State how many lines of the records contain the string "with". Give the number alone.

Source code of charts:
-=-=-

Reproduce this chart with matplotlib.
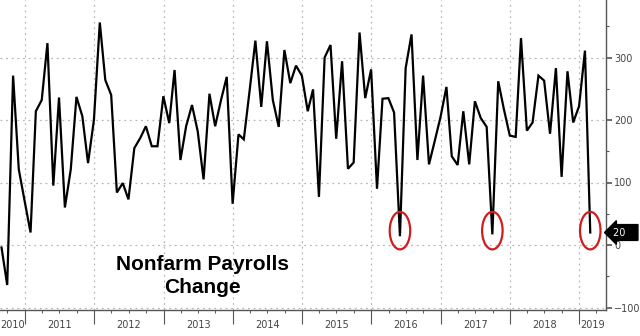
import matplotlib
matplotlib.use('Agg')
import matplotlib.pyplot as plt
import matplotlib.dates as mdates
from matplotlib.patches import Ellipse
import matplotlib.transforms as mtransforms
import pandas as pd

# monthly nonfarm payrolls change (thousands), Aug 2010 - Feb 2019
start_month = '2010-08-31'
payrolls = [
    -4, -64, 271, 121, 70,
    20, 214, 232, 323, 95, 236, 60, 121, 237, 206, 131, 200,
    356, 264, 240, 84, 99, 73, 155, 171, 190, 158, 158, 238,
    195, 280, 136, 190, 224, 182, 105, 242, 190, 232, 269, 66,
    177, 169, 248, 327, 221, 326, 232, 189, 312, 259, 287, 271,
    214, 249, 77, 300, 320, 170, 294, 122, 132, 340, 235, 281,
    90, 234, 235, 212, 14, 283, 337, 136, 271, 129, 166, 205,
    253, 142, 128, 214, 129, 230, 203, 189, 17, 262, 217, 175,
    173, 331, 183, 196, 271, 263, 178, 283, 109, 278, 196, 222,
    311, 20,
]
circled = [69, 85, 102]
last_label = '20'
title_lines = ['Nonfarm Payrolls', 'Change']
years = list(range(2010, 2020))

dates = pd.date_range(start_month, periods=len(payrolls), freq='ME')

fig = plt.figure(figsize=(6.4, 3.36), dpi=100)
ax = fig.add_axes([0, 26 / 336, 606 / 640, 310 / 336])

x_lo = pd.Timestamp('2010-08-23')
x_hi = pd.Timestamp('2019-05-22')
ax.set_xlim(x_lo, x_hi)
ax.set_ylim(-104, 392)

ax.plot(dates, payrolls, color='black', lw=1.6, solid_joinstyle='miter', zorder=3)

# grid
for yv in [-100, 0, 100, 200, 300]:
    ax.axhline(yv, color='#b8b8b8', lw=0.9, ls=(0, (1.5, 3)), zorder=1)
for yr in years[1:]:
    ax.axvline(pd.Timestamp(f'{yr}-01-01'), color='#b8b8b8', lw=0.9, ls=(0, (1.5, 3)), zorder=1)

# circles around the weak prints
for i in circled:
    ax.add_patch(Ellipse((mdates.date2num(dates[i]), 23), width=108, height=60,
                         fill=False, ec='#d01c1c', lw=1.6, zorder=4))

# spines and ticks
for s in ['top', 'left']:
    ax.spines[s].set_visible(False)
for s in ['right', 'bottom']:
    ax.spines[s].set_color('#555555')
    ax.spines[s].set_linewidth(1.0)

ax.yaxis.tick_right()
ax.set_yticks([-100, 0, 100, 200, 300])
ax.set_yticks([-50, 50, 150, 250, 350], minor=True)
ax.tick_params(axis='y', which='major', length=4, width=1.2, color='#555555',
               labelsize=7, labelcolor='#444444', pad=2)
ax.tick_params(axis='y', which='minor', length=2.5, width=0.8, color='#555555')

ax.set_xticks([pd.Timestamp(f'{y}-01-01') for y in years[1:]])
ax.set_xticks(pd.date_range('2010-10-01', '2019-04-01', freq='QS'), minor=True)
ax.tick_params(axis='x', which='major', length=10, width=0.8, color='#555555', labelbottom=False)
ax.tick_params(axis='x', which='minor', length=2.5, width=0.7, color='#555555')

# year labels centred on the visible part of each year
for yr in years:
    a = max(pd.Timestamp(f'{yr}-01-01'), x_lo)
    b = min(pd.Timestamp(f'{yr + 1}-01-01'), x_hi)
    mid = a + (b - a) / 2
    ax.text(mid, -0.05, str(yr), transform=ax.get_xaxis_transform(),
            ha='center', va='center', fontsize=7, color='#444444')

# last value tag
trans = mtransforms.blended_transform_factory(ax.transAxes, ax.transData)
ax.text(1.012, payrolls[-1], last_label + '   ', transform=trans, ha='left', va='center',
        fontsize=7, color='white',
        bbox=dict(boxstyle='larrow,pad=0.3', fc='black', ec='black'))

for k, line in enumerate(title_lines):
    fig.text(202 / 640, 1 - (270 + 23 * k) / 336, line, ha='center', va='baseline',
             fontsize=15, fontweight='bold', family=['Liberation Sans', 'DejaVu Sans'])

fig.savefig('out.png', dpi=100)
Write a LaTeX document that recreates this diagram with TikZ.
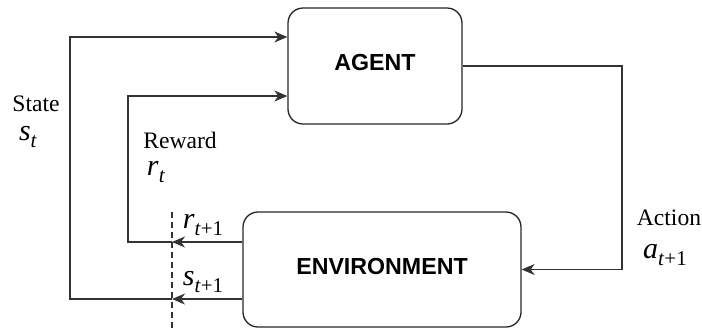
\documentclass[tikz,border=0pt]{standalone}
\usepackage{fontspec}
\setmainfont{Liberation Serif}
\newfontfamily\boxfont{Liberation Sans}
\usetikzlibrary{arrows.meta}
\newcommand\mvar[2]{{\fontsize{15}{15}\selectfont\textit{#1}}\raisebox{-3.5pt}{\fontsize{10.5}{10.5}\selectfont #2}}
\begin{document}
\begin{tikzpicture}[x=0.5pt,y=-0.5pt,
  box/.style={draw=black!85, line width=0.65pt, rounded corners=7.5pt, font=\boxfont\bfseries\fontsize{11.6}{12}\selectfont},
  conn/.style={draw=black!80, line width=0.65pt},
  arr/.style={conn, -{Stealth[length=6.5pt,width=5.5pt,inset=2pt]}},
  txt/.style={font=\fontsize{11.8}{12}\selectfont, inner sep=0pt},
  mth/.style={inner sep=0pt}]
\useasboundingbox (0,0) rectangle (702,329);
\node[box, minimum width=87pt, minimum height=58pt] (agent) at (375,66) {\raisebox{3.5pt}{AGENT}};
\node[box, minimum width=139pt, minimum height=57.5pt] (env) at (382,269.5) {\raisebox{3pt}{ENVIRONMENT}};
% action
\coordinate (ax) at (622,0);
\draw[arr] (agent.east) -- (ax |- agent.east) -- (ax |- env.east) -- (env.east);
% dashed separator
\coordinate (dtop) at (172,212);
\coordinate (dbot) at (172,329);
\draw[conn, dash pattern=on 3pt off 2pt] (dtop) -- (dbot);
% reward path
\coordinate (rx) at (128,0);
\coordinate (re) at ([yshift=13.75pt]env.west);
\coordinate (rd) at (dtop |- re);
\coordinate (ra) at ([yshift=-15pt]agent.west);
\draw[arr] (re) -- (rd);
\draw[arr] (rd) -- (rx |- rd) -- (rx |- ra) -- (ra);
% state path
\coordinate (sx) at (70,0);
\coordinate (se) at ([yshift=-14.75pt]env.west);
\coordinate (sd) at (dtop |- se);
\coordinate (sa) at ([yshift=14.5pt]agent.west);
\draw[arr] (se) -- (sd);
\draw[arr] (sd) -- (sx |- sd) -- (sx |- sa) -- (sa);
% labels
\node[txt] (statel) at (36,104) {State};
\node[mth] (stl) at (28,137) {\mvar{s}{\textit{t}}};
\node[txt] (rewl) at (180,140) {Reward};
\node[mth] (rtl) at (156,172) {\mvar{r}{\textit{t}}};
\node[mth] (rt1) at (203,225) {\mvar{r}{\textit{t}+1}};
\node[mth] (st1) at (203,282) {\mvar{s}{\textit{t}+1}};
\node[txt] (actl) at (669,218) {Action};
\node[mth] (at1) at (665,255) {\mvar{a}{\textit{t}+1}};
\end{tikzpicture}
\end{document}
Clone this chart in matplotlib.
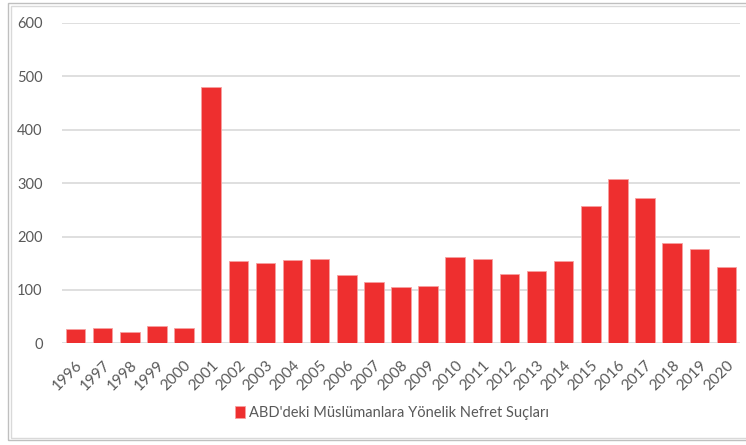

-=-=-

**EXERCISE RESULT**
2